Se è ormai scontato che la Bce a luglio alzerà di nuovo i tassi, pensare di proseguire nella stretta monetaria sarebbe una follia... Ma torniamo all’euforia del presidente Biden che ieri commentando il rallentamento dei prezzi al consumo ha detto che «gli ultimi dati portano nuove e incoraggianti prove del fatto che l’inflazione sta diminuendo mentre l’economia rimane forte». Per il capo della Casa Bianca l’inflazione «è diminuita in ciascuno degli ultimi 12 mesi e ora è scesa al 3%. Abbiamo compiuto questi progressi mentre la disoccupazione resta vicina ai minimi storici e ora c’è una percentuale più alta di americani in età lavorativa con un’occupazione rispetto agli ultimi 20 anni. Buoni posti di lavoro e costi inferiori: è la “Bidenomics” in azione» ha aggiunto Biden usando il neologismo per definire la sua politica economica.

 

 

 

A conti fatti in soli 12 mesi l’inflazione americana è scesa al 3%, rispetto al picco del 9,1% di esattamente un anno fa. L’indice dei prezzi al consumo, a giugno, è infatti salito del 3% rallentando nettamente rispetto al +4% registrato nel mese di maggio. Si tratta del livello più basso dal mese di marzo del 2021. E il positivo dato ha immediatamente riacceso sul mercato la speranza che ora la Federal Reserve possa terminare il suo ciclo rialzista sui tassi che ha dato buoni frutti. L’appuntamento è rinviato al 26 luglio quando i vertici Fed dovranno decidere se riprendere o meno la stretta al costo del denaro interrotta in occasione dell’ultimo direttivo. Ma nonostante il netto calo di giugno, in molti ipotizzano che la discesa non sia sufficiente a convincere la maggior parte dei componenti della Fed a interrompere definitivamente la stretta monetaria.

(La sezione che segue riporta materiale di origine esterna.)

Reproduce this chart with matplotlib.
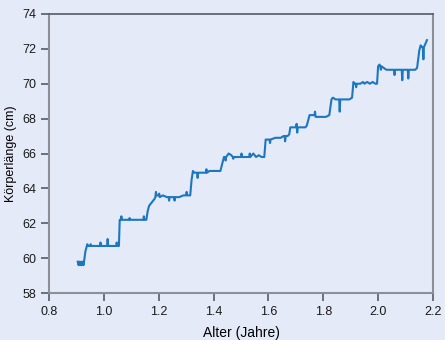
import matplotlib
matplotlib.use("Agg")
import matplotlib.pyplot as plt

# Age (years) and body length (cm)
age = [0.905, 0.908, 0.911, 0.914, 0.917, 0.920, 0.923, 0.926,
       0.933, 0.938, 0.940, 0.942, 0.950, 0.952, 0.954, 0.960, 0.970, 0.980,
       0.986, 0.988, 0.990, 1.000, 1.012, 1.014, 1.016, 1.030, 1.040, 1.045,
       1.047, 1.049, 1.055,
       1.058, 1.062, 1.064, 1.066, 1.080, 1.092, 1.094, 1.096, 1.110, 1.120,
       1.130, 1.144, 1.146, 1.148, 1.155,
       1.160, 1.165, 1.175, 1.185, 1.188, 1.190, 1.192, 1.200, 1.202, 1.204,
       1.215, 1.230, 1.236, 1.238, 1.240, 1.250, 1.256, 1.258, 1.260, 1.275,
       1.290, 1.300, 1.302, 1.304, 1.315,
       1.320, 1.325, 1.330, 1.340, 1.342, 1.344, 1.350, 1.360, 1.372, 1.374,
       1.376, 1.385, 1.395, 1.405, 1.415, 1.425, 1.430,
       1.438, 1.442, 1.444, 1.446, 1.455, 1.465, 1.470, 1.472, 1.474, 1.490,
       1.500, 1.502, 1.504, 1.515, 1.530, 1.532, 1.534, 1.545, 1.555, 1.565,
       1.575, 1.585,
       1.590, 1.600, 1.604, 1.606, 1.608, 1.625, 1.635, 1.645, 1.655, 1.659,
       1.661, 1.663, 1.670, 1.676,
       1.680, 1.690, 1.700, 1.703, 1.705, 1.707, 1.715, 1.725, 1.735, 1.740,
       1.750, 1.760, 1.768, 1.770, 1.772, 1.790, 1.800, 1.810, 1.822,
       1.830, 1.835, 1.845, 1.855, 1.858, 1.860, 1.862, 1.875, 1.885, 1.895,
       1.905,
       1.910, 1.915, 1.918, 1.920, 1.922, 1.935, 1.945, 1.950, 1.960, 1.970,
       1.980, 1.990, 1.996,
       2.000, 2.005, 2.008, 2.010, 2.012, 2.030, 2.040, 2.050, 2.058, 2.060,
       2.062, 2.070, 2.080, 2.086, 2.088, 2.090, 2.100, 2.108, 2.110, 2.112,
       2.125, 2.135, 2.142,
       2.150, 2.155, 2.160, 2.163, 2.165, 2.167, 2.170, 2.178]

length = [59.8, 59.6, 59.8, 59.6, 59.8, 59.6, 59.8, 59.6,
          60.4, 60.7, 60.8, 60.7, 60.7, 60.8, 60.7, 60.7, 60.7, 60.7,
          60.7, 60.9, 60.7, 60.7, 60.7, 61.1, 60.7, 60.7, 60.7, 60.7,
          60.9, 60.7, 60.7,
          62.2, 62.2, 62.4, 62.2, 62.2, 62.2, 62.3, 62.2, 62.2, 62.2,
          62.2, 62.2, 62.4, 62.2, 62.2,
          62.7, 63.0, 63.2, 63.4, 63.5, 63.8, 63.6, 63.6, 63.7, 63.5,
          63.6, 63.5, 63.5, 63.3, 63.5, 63.5, 63.5, 63.3, 63.5, 63.5,
          63.6, 63.6, 63.8, 63.6, 63.6,
          64.5, 65.0, 64.9, 64.9, 64.6, 64.9, 64.9, 64.9, 64.9, 65.1,
          64.9, 65.0, 65.0, 65.0, 65.0, 65.0, 65.3,
          65.8, 65.8, 65.6, 65.8, 66.0, 65.9, 65.8, 65.7, 65.8, 65.8,
          65.8, 66.0, 65.8, 65.8, 65.8, 66.0, 65.8, 66.0, 65.8, 65.9,
          65.8, 65.8,
          66.8, 66.8, 66.8, 66.6, 66.8, 66.9, 66.9, 66.9, 67.0, 67.0,
          66.7, 67.0, 67.0, 67.1,
          67.5, 67.5, 67.5, 67.7, 67.2, 67.5, 67.5, 67.5, 67.5, 67.6,
          68.2, 68.2, 68.2, 68.4, 68.1, 68.1, 68.1, 68.1, 68.2,
          69.1, 69.2, 69.1, 69.1, 69.1, 68.4, 69.1, 69.1, 69.1, 69.1,
          69.2,
          70.1, 70.0, 70.0, 69.8, 70.0, 70.0, 70.1, 70.0, 70.1, 70.0,
          70.1, 70.0, 70.0,
          71.0, 71.1, 71.0, 70.8, 71.0, 70.8, 70.8, 70.8, 70.8, 70.5,
          70.8, 70.8, 70.8, 70.8, 70.2, 70.8, 70.8, 70.8, 70.3, 70.8,
          70.8, 70.8, 70.9,
          71.9, 72.2, 72.1, 72.1, 71.4, 72.1, 72.2, 72.5]

x_ticks = [0.8, 1.0, 1.2, 1.4, 1.6, 1.8, 2.0, 2.2]
y_ticks = [58, 60, 62, 64, 66, 68, 70, 72, 74]

plt.rcParams["font.family"] = ["Liberation Sans", "DejaVu Sans"]

bg = "#e4eaf8"
fig = plt.figure(figsize=(4.45, 3.4), dpi=100, facecolor=bg)
ax = fig.add_axes([0.110, 0.138, 0.863, 0.821], facecolor=bg)

ax.plot(age, length, color="#1c77bf", linewidth=1.5)

ax.set_xlim(0.8, 2.2)
ax.set_ylim(58, 74)
ax.set_xticks(x_ticks)
ax.set_xticklabels(["%.1f" % t for t in x_ticks])
ax.set_yticks(y_ticks)

for side in ["left", "right", "bottom"]:
    ax.spines[side].set_color("#8a8f98")
    ax.spines[side].set_linewidth(1.5)
ax.spines["top"].set_color("#555c68")
ax.spines["top"].set_linewidth(1.2)

ax.tick_params(axis="both", direction="out", length=6, width=1.2,
               color="#555c68", labelsize=9, labelcolor="#1a1a1a", pad=3)

ax.set_xlabel("Alter (Jahre)", fontsize=10, labelpad=6)
ax.set_ylabel("Körperlänge (cm)", fontsize=9, labelpad=4)

fig.savefig("out.png", dpi=100, facecolor=bg)
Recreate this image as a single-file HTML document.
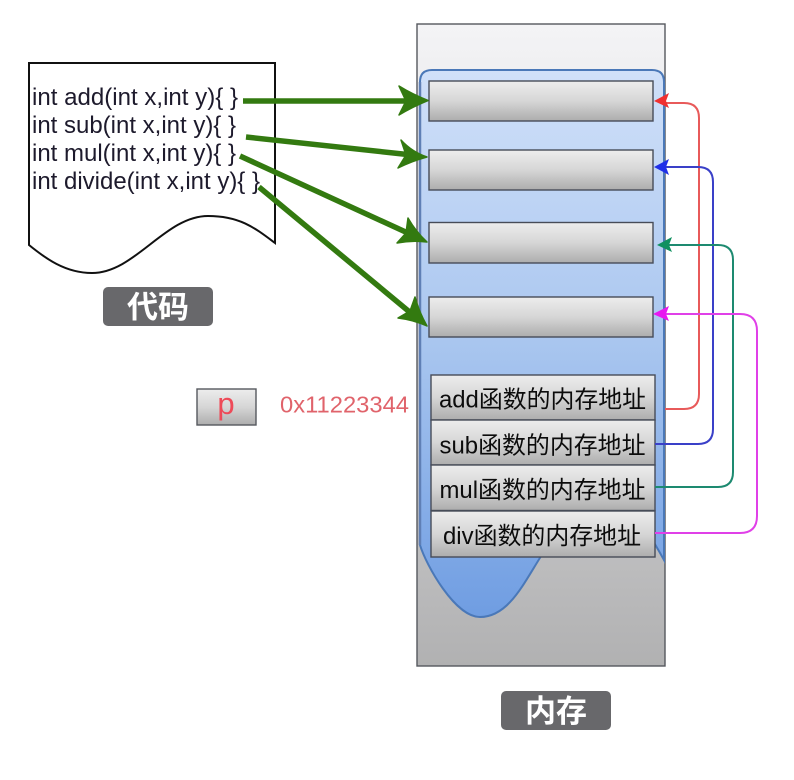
<!DOCTYPE html>
<html>
<head>
<meta charset="utf-8">
<style>
html,body{margin:0;padding:0;background:#fff;width:794px;height:780px;overflow:hidden}
svg{display:block;font-family:"Liberation Sans","Noto Sans CJK SC",sans-serif;filter:blur(0.35px)}
</style>
</head>
<body>
<svg width="794" height="780" viewBox="0 0 794 780" xmlns="http://www.w3.org/2000/svg">
<defs>
<linearGradient id="outer" x1="0" y1="0" x2="0" y2="1">
<stop offset="0" stop-color="#f4f4f6"/><stop offset="0.5" stop-color="#d4d4d6"/><stop offset="1" stop-color="#b1b1b2"/>
</linearGradient>
<linearGradient id="blue" x1="0" y1="0" x2="0" y2="1">
<stop offset="0" stop-color="#d0e0f9"/><stop offset="0.5" stop-color="#a9c6ef"/><stop offset="1" stop-color="#6f9de2"/>
</linearGradient>
<linearGradient id="box" x1="0" y1="0" x2="0" y2="1">
<stop offset="0" stop-color="#ededed"/><stop offset="0.5" stop-color="#d6d6d6"/><stop offset="1" stop-color="#adadad"/>
</linearGradient>
</defs>

<!-- memory -->
<rect x="417" y="24" width="248" height="642" fill="url(#outer)" stroke="#55585e" stroke-width="1.4"/>
<path d="M420 82 Q420 70 432 70 L652 70 Q664 70 664 82 L664 560 C650 535 625 490 600 490 C575 490 565 510 545 550 C525 580 510 617 480 617 C455 617 426 565 420 545 Z" fill="url(#blue)" stroke="#4a78b8" stroke-width="2"/>
<path d="M420 82 L420 545" stroke="#5f7fb5" stroke-width="2.5" fill="none"/>

<g fill="url(#box)" stroke="#474c58" stroke-width="1.4">
<rect x="429" y="81" width="224" height="40"/>
<rect x="429" y="150" width="224" height="40"/>
<rect x="429" y="222.500" width="224" height="40.500"/>
<rect x="429" y="297" width="224" height="40"/>
<rect x="431" y="375" width="224" height="45"/>
<rect x="431" y="420" width="224" height="45"/>
<rect x="431" y="465" width="224" height="45.500"/>
<rect x="431" y="511" width="224" height="46"/>
</g>

<g font-size="24" fill="#0c0c0c" text-anchor="middle">
<text x="542.500" y="407.500" textLength="207" lengthAdjust="spacingAndGlyphs">add函数的内存地址</text>
<text x="542.500" y="453.500" textLength="206" lengthAdjust="spacingAndGlyphs">sub函数的内存地址</text>
<text x="542.500" y="498" textLength="206" lengthAdjust="spacingAndGlyphs">mul函数的内存地址</text>
<text x="542" y="544" textLength="198" lengthAdjust="spacingAndGlyphs">div函数的内存地址</text>
</g>

<!-- code document -->
<path d="M29 63 L275 63 L275 243 C255 228 240 216 208 216 C165 216 135 273 92 273 C65 273 45 258 29 245 Z" fill="#fff" stroke="#111" stroke-width="2"/>
<g font-size="24" fill="#1d1a2c">
<text x="32" y="105" textLength="206" lengthAdjust="spacingAndGlyphs">int add(int x,int y){ }</text>
<text x="32" y="133" textLength="204" lengthAdjust="spacingAndGlyphs">int sub(int x,int y){ }</text>
<text x="32" y="161" textLength="204" lengthAdjust="spacingAndGlyphs">int mul(int x,int y){ }</text>
<text x="32" y="189" textLength="228" lengthAdjust="spacingAndGlyphs">int divide(int x,int y){ }</text>
</g>

<!-- labels -->
<rect x="103" y="287" width="110" height="39" rx="5" fill="#68686b"/>
<text x="158" y="318" font-size="31" font-weight="700" fill="#fff" text-anchor="middle">代码</text>
<rect x="501" y="691" width="110" height="39" rx="5" fill="#68686b"/>
<text x="556" y="722" font-size="31" font-weight="700" fill="#fff" text-anchor="middle">内存</text>

<!-- p -->
<rect x="197" y="389" width="59" height="36" fill="url(#box)" stroke="#55585e" stroke-width="1.4"/>
<text x="226" y="414" font-size="31" fill="#ee4a58" text-anchor="middle">p</text>
<text x="280" y="412.500" font-size="23" fill="#e0636b" textLength="129" lengthAdjust="spacingAndGlyphs">0x11223344</text>

<!-- green arrows -->
<g stroke="#337a10" stroke-width="5.500" fill="none">
<line x1="243" y1="101" x2="412" y2="101"/>
<line x1="246" y1="137" x2="412" y2="155"/>
<line x1="240" y1="156" x2="410" y2="234"/>
<line x1="259" y1="187" x2="412" y2="314"/>
</g>
<g fill="#337a10" stroke="#337a10" stroke-width="1.500" stroke-linejoin="round">
<path d="M428 100.500 Q412 94 399 86 L406 101 L399 115 Q412 107 428 100.500 Z"/>
<path d="M427 157 Q412 152 401 140 L406 155 L398 168 Q412 161 427 157 Z"/>
<path d="M427 242 Q416 232 408 218 L406 233 L397 243 Q412 240 427 242 Z"/>
<path d="M427 326 Q419 312 415 297 L410 311 L398 318 Q414 320 427 326 Z"/>
</g>

<!-- connectors -->
<g fill="none" stroke-width="2">
<path d="M665 409 L684 409 Q699 409 699 394 L699 118 Q699 103 684 103 L665 103" stroke="#e85a5a"/>
<path d="M655 444 L698 444 Q713 444 713 429 L713 182 Q713 167 698 167 L665 167" stroke="#3a40c8"/>
<path d="M655 487 L718 487 Q733 487 733 472 L733 260 Q733 245 718 245 L668 245" stroke="#1d8a70"/>
<path d="M655 533 L740 533 Q757 533 757 516 L757 331 Q757 314 740 314 L665 314" stroke="#e040e8"/>
</g>
<path d="M654 101 L669 93 L666 101 L669 108 Z" fill="#f03030"/>
<path d="M654 167 L669 159 L666 167 L669 175 Z" fill="#2030e8"/>
<path d="M657 245 L672 237 L669 245 L672 252 Z" fill="#109060"/>
<path d="M653 314 L669 306 L666 314 L669 321 Z" fill="#e818f0"/>
</svg>
</body>
</html>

Il timore, infatti, è che cambiando rotta così rapidamente, si possa poi- altrettanto rapidamente- ricadere nel medesimo errore. È probabile quindi che si decida un nuovo rialzo di 0,25 punti base, ma che quello di luglio sia l’ultimo rialzo del 2023. Nel frattempo, ieri sull’onda della notizia le piazze finanziarie d’Oltreoceano hanno festeggiato così come quelle del Vecchio Continente. In particolare Piazza Affari ha archiviato la seduta sui nuovi massimi dell’anno, livelli che non si vedevano dal settembre 2008. Il Ftse Mib ha terminato in progresso dell’1,75%, a 28.552 punti. Lo spread è calato a 172 punti (dai 177 della vigilia) e il rendimento dei Btp a dieci anni si è attestato al 4,27% (dal 4,41%). E ora l’Europa è abbastanza convinta che la frenata dell’inflazione Usa porti a una possibile revisione della politica monetaria Usa cosa che potrebbe aprire spiragli per una politica monetaria meno restrittiva anche per il Vecchio Continente. Dato ormai per sicuro il rialzo di fine luglio, già sulla nuova stretta ipotizzata per il mese di settembre ci sono meno certezze. Visto soprattutto che in vari Paesi l’inflazione, seppur lentamente, sta calando. Sotto il 2% è già tornata non solo la Spagna, ma anche il Belgio e il Lussemburgo, e in Italia, Francia, Olanda e Portogallo il tasso è comunque in netto calo. In controtendenza viaggia solo la Germania dove, invece, cresce ancora.